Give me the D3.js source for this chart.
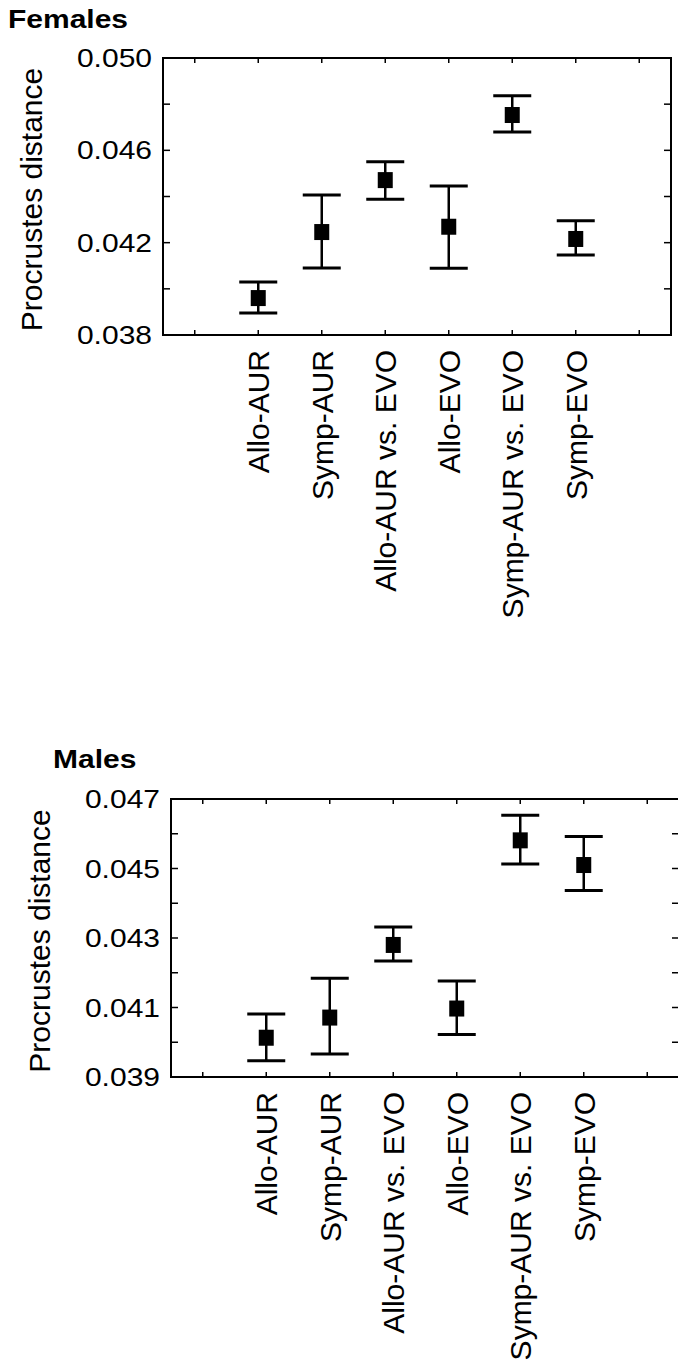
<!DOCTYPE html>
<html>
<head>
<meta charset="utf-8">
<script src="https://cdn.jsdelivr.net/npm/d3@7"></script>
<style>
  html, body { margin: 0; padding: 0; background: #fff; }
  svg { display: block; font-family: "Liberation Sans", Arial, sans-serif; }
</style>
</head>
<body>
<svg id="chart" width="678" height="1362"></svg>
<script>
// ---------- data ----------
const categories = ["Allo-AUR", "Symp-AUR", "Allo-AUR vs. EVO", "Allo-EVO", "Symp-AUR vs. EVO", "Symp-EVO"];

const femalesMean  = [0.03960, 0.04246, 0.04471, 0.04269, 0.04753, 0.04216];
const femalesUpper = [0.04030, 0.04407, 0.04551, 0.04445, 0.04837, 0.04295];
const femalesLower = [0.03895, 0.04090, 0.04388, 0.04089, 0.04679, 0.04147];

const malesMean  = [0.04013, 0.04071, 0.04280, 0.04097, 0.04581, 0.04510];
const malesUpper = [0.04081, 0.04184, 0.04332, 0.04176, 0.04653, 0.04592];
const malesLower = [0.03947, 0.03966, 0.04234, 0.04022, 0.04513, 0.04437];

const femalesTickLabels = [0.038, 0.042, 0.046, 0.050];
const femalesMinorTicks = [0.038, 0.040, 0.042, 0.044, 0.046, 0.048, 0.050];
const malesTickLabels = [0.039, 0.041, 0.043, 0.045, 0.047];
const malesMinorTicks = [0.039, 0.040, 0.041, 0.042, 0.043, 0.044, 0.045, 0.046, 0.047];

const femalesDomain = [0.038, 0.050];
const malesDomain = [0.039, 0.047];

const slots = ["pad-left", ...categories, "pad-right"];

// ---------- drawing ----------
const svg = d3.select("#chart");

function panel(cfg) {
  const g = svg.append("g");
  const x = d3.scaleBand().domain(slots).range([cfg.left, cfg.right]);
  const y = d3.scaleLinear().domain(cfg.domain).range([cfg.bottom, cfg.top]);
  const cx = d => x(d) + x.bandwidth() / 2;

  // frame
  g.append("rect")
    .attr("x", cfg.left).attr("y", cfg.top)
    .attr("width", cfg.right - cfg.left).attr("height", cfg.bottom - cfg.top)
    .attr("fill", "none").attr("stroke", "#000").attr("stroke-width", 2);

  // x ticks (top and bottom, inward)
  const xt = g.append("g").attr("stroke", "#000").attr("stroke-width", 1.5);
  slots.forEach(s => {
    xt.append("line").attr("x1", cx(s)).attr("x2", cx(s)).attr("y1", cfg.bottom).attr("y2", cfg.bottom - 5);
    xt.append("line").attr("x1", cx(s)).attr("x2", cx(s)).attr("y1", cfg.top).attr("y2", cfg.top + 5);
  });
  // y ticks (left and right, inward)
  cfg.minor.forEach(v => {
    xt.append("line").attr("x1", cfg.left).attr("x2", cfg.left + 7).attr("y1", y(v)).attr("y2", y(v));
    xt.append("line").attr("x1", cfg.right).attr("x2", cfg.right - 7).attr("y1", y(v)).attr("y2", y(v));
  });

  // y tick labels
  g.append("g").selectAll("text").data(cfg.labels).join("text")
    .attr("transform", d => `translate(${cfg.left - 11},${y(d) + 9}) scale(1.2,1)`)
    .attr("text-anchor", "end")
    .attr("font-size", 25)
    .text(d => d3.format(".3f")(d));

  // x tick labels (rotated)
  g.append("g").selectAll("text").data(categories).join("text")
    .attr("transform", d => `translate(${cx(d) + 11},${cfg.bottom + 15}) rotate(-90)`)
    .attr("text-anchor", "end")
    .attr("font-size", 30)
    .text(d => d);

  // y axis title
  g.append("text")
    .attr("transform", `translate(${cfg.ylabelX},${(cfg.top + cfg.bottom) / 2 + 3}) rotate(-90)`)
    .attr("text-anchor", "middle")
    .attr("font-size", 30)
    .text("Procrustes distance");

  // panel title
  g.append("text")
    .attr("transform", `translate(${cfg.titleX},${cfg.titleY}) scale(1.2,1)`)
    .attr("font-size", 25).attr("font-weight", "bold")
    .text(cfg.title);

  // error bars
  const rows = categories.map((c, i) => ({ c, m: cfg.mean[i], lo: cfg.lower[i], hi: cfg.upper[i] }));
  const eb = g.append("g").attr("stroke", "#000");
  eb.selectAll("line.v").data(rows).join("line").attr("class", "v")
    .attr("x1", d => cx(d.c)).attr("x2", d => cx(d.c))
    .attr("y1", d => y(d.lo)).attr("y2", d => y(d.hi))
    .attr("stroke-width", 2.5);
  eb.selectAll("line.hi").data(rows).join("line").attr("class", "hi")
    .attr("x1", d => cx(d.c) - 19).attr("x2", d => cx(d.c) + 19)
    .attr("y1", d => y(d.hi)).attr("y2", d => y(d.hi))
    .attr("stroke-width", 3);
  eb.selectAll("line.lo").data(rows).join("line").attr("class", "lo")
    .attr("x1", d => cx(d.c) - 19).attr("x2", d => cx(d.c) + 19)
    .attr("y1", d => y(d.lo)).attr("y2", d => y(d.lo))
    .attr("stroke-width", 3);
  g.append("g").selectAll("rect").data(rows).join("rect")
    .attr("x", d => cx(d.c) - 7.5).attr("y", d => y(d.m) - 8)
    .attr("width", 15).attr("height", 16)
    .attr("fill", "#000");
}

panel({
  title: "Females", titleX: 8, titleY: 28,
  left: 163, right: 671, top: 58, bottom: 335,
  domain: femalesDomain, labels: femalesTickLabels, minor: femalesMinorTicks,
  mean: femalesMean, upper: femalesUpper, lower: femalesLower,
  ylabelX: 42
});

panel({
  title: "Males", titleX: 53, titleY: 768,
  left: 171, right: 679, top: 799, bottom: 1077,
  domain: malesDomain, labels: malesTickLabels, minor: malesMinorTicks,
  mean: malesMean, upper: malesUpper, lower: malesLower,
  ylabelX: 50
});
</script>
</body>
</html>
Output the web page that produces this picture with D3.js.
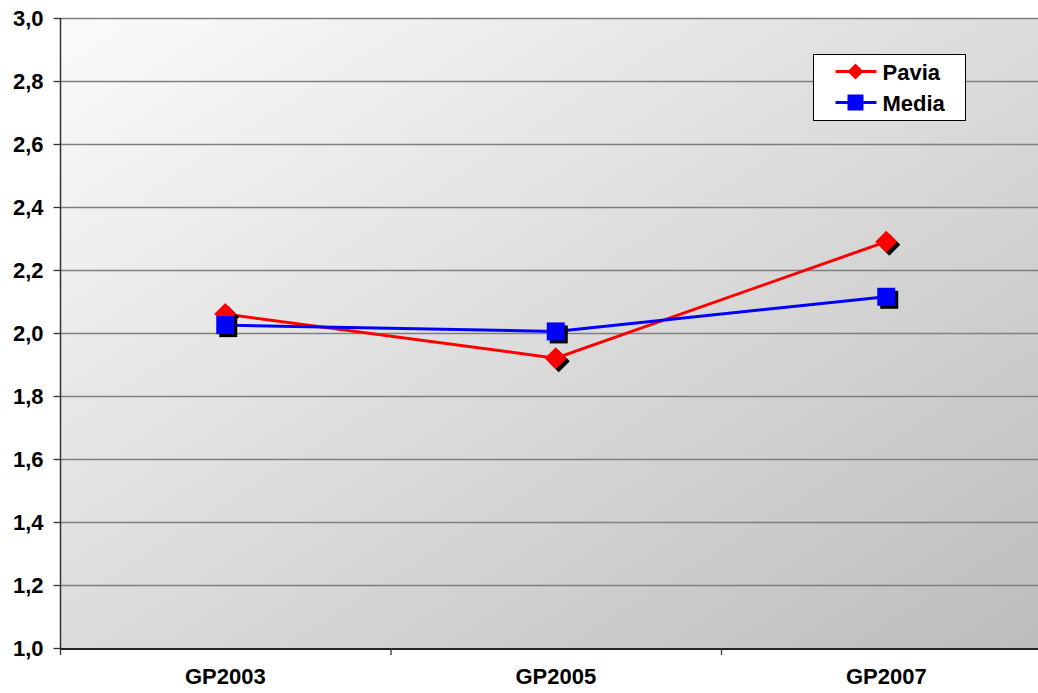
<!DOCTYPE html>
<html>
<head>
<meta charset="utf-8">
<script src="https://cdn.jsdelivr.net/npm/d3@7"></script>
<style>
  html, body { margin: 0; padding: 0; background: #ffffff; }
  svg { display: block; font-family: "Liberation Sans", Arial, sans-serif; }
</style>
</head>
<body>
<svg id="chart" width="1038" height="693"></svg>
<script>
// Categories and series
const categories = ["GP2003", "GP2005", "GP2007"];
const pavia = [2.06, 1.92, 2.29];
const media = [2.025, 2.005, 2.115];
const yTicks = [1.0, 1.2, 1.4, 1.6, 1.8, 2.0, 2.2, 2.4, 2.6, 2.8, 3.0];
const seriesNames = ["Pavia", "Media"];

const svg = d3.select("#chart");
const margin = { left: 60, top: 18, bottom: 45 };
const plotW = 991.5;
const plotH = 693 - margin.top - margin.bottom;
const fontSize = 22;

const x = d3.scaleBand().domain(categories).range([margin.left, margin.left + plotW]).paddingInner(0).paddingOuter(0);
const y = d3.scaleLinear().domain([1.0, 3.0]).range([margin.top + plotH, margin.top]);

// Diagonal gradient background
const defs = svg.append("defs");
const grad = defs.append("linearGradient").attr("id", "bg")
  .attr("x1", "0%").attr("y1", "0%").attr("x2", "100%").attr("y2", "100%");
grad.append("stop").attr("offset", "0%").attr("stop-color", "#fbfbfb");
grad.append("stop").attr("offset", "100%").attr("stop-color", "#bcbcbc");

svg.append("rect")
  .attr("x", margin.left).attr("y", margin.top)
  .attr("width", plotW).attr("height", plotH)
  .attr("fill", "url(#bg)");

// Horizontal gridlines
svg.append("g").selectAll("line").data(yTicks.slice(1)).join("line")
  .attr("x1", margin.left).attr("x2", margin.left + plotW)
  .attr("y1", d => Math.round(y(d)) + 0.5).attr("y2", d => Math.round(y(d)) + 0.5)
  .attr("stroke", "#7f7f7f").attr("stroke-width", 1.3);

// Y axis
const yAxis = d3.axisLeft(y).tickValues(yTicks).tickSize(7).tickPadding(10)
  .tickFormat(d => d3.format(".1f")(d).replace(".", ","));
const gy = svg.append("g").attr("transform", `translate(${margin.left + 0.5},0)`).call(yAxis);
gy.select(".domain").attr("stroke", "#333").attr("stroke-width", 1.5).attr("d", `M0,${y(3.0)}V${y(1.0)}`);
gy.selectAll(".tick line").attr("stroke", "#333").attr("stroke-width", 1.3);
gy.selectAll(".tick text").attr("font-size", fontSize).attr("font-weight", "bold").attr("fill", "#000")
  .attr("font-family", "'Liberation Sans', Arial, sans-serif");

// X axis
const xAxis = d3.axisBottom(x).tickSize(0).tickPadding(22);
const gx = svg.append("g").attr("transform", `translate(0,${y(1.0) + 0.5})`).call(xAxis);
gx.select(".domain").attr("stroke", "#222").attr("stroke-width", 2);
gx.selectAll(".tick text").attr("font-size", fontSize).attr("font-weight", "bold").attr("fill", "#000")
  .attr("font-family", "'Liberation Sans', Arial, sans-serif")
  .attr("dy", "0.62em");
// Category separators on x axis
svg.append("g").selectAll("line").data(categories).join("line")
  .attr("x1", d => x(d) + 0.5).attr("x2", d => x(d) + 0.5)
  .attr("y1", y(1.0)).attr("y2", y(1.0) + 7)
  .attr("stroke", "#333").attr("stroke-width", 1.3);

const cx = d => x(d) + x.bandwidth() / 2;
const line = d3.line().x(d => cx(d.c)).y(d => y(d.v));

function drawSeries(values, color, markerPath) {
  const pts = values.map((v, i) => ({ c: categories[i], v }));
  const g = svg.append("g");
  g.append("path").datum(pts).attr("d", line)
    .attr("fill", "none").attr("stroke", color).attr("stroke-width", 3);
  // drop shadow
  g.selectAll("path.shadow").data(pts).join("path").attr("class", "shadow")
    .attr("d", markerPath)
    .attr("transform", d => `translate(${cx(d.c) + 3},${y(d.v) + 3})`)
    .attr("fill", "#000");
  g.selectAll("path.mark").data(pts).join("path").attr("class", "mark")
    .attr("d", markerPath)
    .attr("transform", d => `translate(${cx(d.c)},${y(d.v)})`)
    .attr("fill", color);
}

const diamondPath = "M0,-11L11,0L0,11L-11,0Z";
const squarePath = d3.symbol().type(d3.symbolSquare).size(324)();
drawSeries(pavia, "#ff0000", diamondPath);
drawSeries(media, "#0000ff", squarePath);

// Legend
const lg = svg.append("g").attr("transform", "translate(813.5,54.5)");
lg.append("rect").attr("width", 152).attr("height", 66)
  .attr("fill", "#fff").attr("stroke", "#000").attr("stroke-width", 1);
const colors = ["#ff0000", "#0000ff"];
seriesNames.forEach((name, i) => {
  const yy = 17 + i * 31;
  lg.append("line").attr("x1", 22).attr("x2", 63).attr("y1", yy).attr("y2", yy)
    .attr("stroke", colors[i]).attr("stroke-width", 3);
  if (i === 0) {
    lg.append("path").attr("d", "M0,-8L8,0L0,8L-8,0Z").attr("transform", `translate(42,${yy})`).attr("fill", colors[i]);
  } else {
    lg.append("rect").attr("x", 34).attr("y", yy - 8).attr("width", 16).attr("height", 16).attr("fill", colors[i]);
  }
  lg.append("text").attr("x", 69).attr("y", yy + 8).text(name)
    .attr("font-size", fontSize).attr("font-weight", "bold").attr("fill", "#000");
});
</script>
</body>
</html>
....................
■ WHAT THE EXERCISE ASKS: Locate the word "chart" in the records above, and return each line that has it.

■ RESULT OF THIS EXERCISE:
Give me the D3.js source for this chart.
<svg id="chart" width="678" height="1362"></svg>
const svg = d3.select("#chart");
<svg id="chart" width="1038" height="693"></svg>
const svg = d3.select("#chart");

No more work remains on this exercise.